As always, I don’t really have an opinion on any security as much as I have a chart, and currently the chart seems very clear. I typically look at the GLD ETF to analyze gold. So, please take a look at the chart of GLD below:
As you can see, the chart is relatively clear. After the 2008 overall market sell-off in everything from stocks to commodities, the GLD has been trending nicely higher for the last year and a half. As a matter of fact, it has created one of the clearest long-term uptrend lines that you may see.
When it comes to support and/or resistance levels, always remember that the more times it has been tested, the more important it tends to be. A level that has been tested as many times as GLD, and over such a long period of time, should be very difficult to break. However, WHEN it breaks, it will be equally as important.
So, whether interested in going long or wondering when to go short, isn’t the trade relatively clear at this point?

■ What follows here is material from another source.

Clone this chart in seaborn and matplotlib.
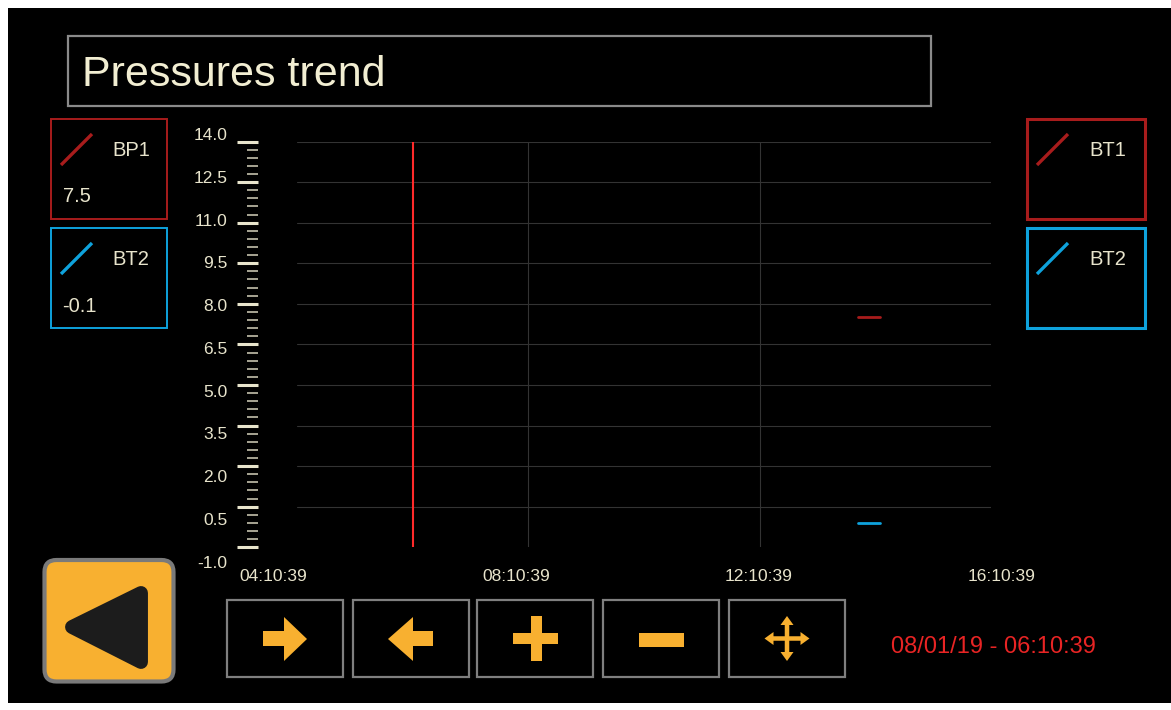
import numpy as np
import pandas as pd
import matplotlib
matplotlib.use("Agg")
import matplotlib.pyplot as plt
import seaborn as sns
from matplotlib.patches import Rectangle, FancyBboxPatch, Polygon, FancyArrow
from matplotlib.ticker import FixedLocator

# --- data ---
title = "Pressures trend"
time_ticks = ["04:10:39", "08:10:39", "12:10:39", "16:10:39"]
y_ticks = [-1.0, 0.5, 2.0, 3.5, 5.0, 6.5, 8.0, 9.5, 11.0, 12.5, 14.0]
cursor_time = "06:10:39"
cursor_date = "08/01/19"

seg_times = ["13:52:20", "14:15:50"]
bp1_values = [7.5, 7.5]
bt2_values = [-0.1, -0.1]

left_tags = ["BP1", "BT2"]
left_readouts = ["7.5", "-0.1"]
right_tags = ["BT1", "BT2"]

RED = "#a81c1c"
BLUE = "#0ea2dc"
CREAM = "#e8e4cc"
GREY = "#7f7f7f"
ORANGE = "#f8b030"


def to_hours(s):
    h, m, sec = [int(v) for v in s.split(":")]
    return h + m / 60 + sec / 3600


tick_h = [to_hours(t) for t in time_ticks]
df = pd.DataFrame({
    "hours": [to_hours(t) for t in seg_times] * 2,
    "value": bp1_values + bt2_values,
    "tag": ["BP1"] * len(bp1_values) + ["BT2"] * len(bt2_values),
})

sns.set_theme(style="dark")
plt.rcParams["font.family"] = ["Liberation Sans", "DejaVu Sans"]

W, H = 1171, 710
fig = plt.figure(figsize=(W / 100, H / 100), dpi=100, facecolor="white")


def fx(px):
    return px / W


def fy(py):
    return (H - py) / H


# full-screen layer for the HMI panel, in pixel coords
ui = fig.add_axes([0, 0, 1, 1], zorder=0)
ui.set_xlim(0, W)
ui.set_ylim(H, 0)
ui.axis("off")
ui.add_patch(Rectangle((8, 8), W - 8, 695, facecolor="black", edgecolor="none"))

# --- trend plot ---
ax = fig.add_axes([fx(297), fy(547.3), fx(991 - 297), (547.3 - 141.5) / H], zorder=2)
ax.set_facecolor("none")
sns.lineplot(data=df, x="hours", y="value", hue="tag",
             palette={"BP1": RED, "BT2": BLUE}, linewidth=2,
             legend=False, ax=ax)
ax.axvline(to_hours(cursor_time), color="#ff2a2a", lw=1.5)
ax.set_xlim(tick_h[0], tick_h[-1])
ax.set_ylim(y_ticks[0], y_ticks[-1])
ax.set_xlabel("")
ax.set_ylabel("")
for s in ax.spines.values():
    s.set_visible(False)
ax.spines["left"].set_position(("outward", 28))

ax.set_xticks(tick_h[1:-1])
ax.tick_params(axis="x", length=0, labelbottom=False)
ax.yaxis.set_major_locator(FixedLocator(y_ticks))
ax.yaxis.set_minor_locator(FixedLocator(np.linspace(y_ticks[0], y_ticks[-1], 51)))
ax.tick_params(axis="y", which="major", direction="out", length=15, width=2.2,
               color=CREAM, left=True, labelleft=False)
ax.tick_params(axis="y", which="minor", direction="out", length=7.8, width=1.4,
               color="#a8a594", left=True)
ax.grid(True, which="major", color="#333333", lw=0.8)
ax.yaxis.get_gridlines()[0].set_visible(False)

# labels sit on their own slightly wider scale, like the panel does
lab = fig.add_axes([fx(273), fy(561.7), fx(1002 - 273), (561.7 - 134) / H], zorder=1)
lab.set_facecolor("none")
lab.set_xlim(tick_h[0], tick_h[-1])
lab.set_ylim(y_ticks[0], y_ticks[-1])
lab.set_xticks(tick_h)
lab.set_xticklabels(time_ticks)
lab.set_yticks(y_ticks)
lab.set_yticklabels([f"{v:.1f}" for v in y_ticks])
lab.tick_params(axis="both", length=0, colors=CREAM, labelsize=12.5)
lab.tick_params(axis="y", pad=33)
lab.tick_params(axis="x", pad=5)
lab.grid(False)
for s in lab.spines.values():
    s.set_visible(False)

# --- title box ---
ui.add_patch(Rectangle((68, 36), 931 - 68, 106 - 36, fill=False, edgecolor="#8a8a8a", lw=1.6))
ui.text(82, 86, title, color="#f2eed2", fontsize=31, va="baseline", ha="left")


# --- tag boxes ---
def tag_box(x0, x1, y0, y1, color, tag, tx, readout=None, lw=1.4):
    ui.add_patch(Rectangle((x0, y0), x1 - x0, y1 - y0, fill=False, edgecolor=color, lw=lw))
    ui.plot([x0 + 10, x0 + 41], [y0 + 46, y0 + 15], color=color, lw=2.4, solid_capstyle="butt")
    ui.text(tx, y0 + 37, tag, color=CREAM, fontsize=14.5, va="baseline")
    if readout is not None:
        ui.text(x0 + 11.5, y0 + 83.5, readout, color=CREAM, fontsize=14.5, va="baseline")


box_colors = [RED, BLUE]
for i, (tag, val) in enumerate(zip(left_tags, left_readouts)):
    y0 = 119 + i * 109
    tag_box(51, 167, y0, y0 + 100, box_colors[i], tag, 112.7, val)
for i, tag in enumerate(right_tags):
    y0 = 119 + i * 109
    tag_box(1027, 1145, y0, y0 + 100, box_colors[i], tag, 1089, lw=2.2)

# --- back button ---
ui.add_patch(FancyBboxPatch((44.5, 560), 129, 121.5, boxstyle="round,pad=0,rounding_size=12",
                            facecolor=ORANGE, edgecolor="#7a7a7a", lw=3))
ui.add_patch(Polygon([(72, 627), (141, 593), (141, 662)], closed=True, facecolor="#1c1c1c",
                     edgecolor="#1c1c1c", lw=10, joinstyle="round"))

# --- navigation buttons ---
for bx in [227, 353, 477, 603, 729]:
    ui.add_patch(Rectangle((bx, 600), 116, 77, fill=False, edgecolor=GREY, lw=1.6))

ui.add_patch(Polygon([(263, 631), (284, 631), (284, 617), (307, 639), (284, 661), (284, 646), (263, 646)],
                     facecolor=ORANGE, edgecolor="none"))
ui.add_patch(Polygon([(433, 631), (413, 631), (413, 617), (388, 639), (413, 661), (413, 646), (433, 646)],
                     facecolor=ORANGE, edgecolor="none"))
ui.add_patch(Rectangle((530.7, 616), 11, 44.7, facecolor=ORANGE, edgecolor="none"))
ui.add_patch(Rectangle((513.3, 632.7), 45, 11.3, facecolor=ORANGE, edgecolor="none"))
ui.add_patch(Rectangle((639.3, 632.7), 44.7, 14, facecolor=ORANGE, edgecolor="none"))
cx, cy = 787, 638.5
for dx, dy in [(22.5, 0), (-22.5, 0), (0, 22.5), (0, -22.5)]:
    ui.add_patch(FancyArrow(cx, cy, dx, dy, width=4.5, head_width=13, head_length=9,
                            length_includes_head=True, facecolor=ORANGE, edgecolor="none"))

ui.text(993.7, 653, f"{cursor_date} - {cursor_time}", color="#e82424", fontsize=17,
        ha="center", va="baseline")

fig.savefig("out.png", dpi=100, facecolor="white")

The Tale of the Tape: The GLD has been bouncing along its up trending support for the last year and a half. This level is of extreme importance. So, if you believe gold has more room to run, then a purchase of GLD on a pullback to its support would make an excellent trading opportunity. If you were patiently looking for the right time to short gold, then the GLD breaking this uptrend line would be the time to enter that trade. Unfortunately, that could happen next week or it could take another year.
Waiting for the most opportune times that I have outlined above could provide you with the highest probability trading points. No matter what your strategy or when you decide to enter, always remember to use protective stops and you’ll be around for the next trade.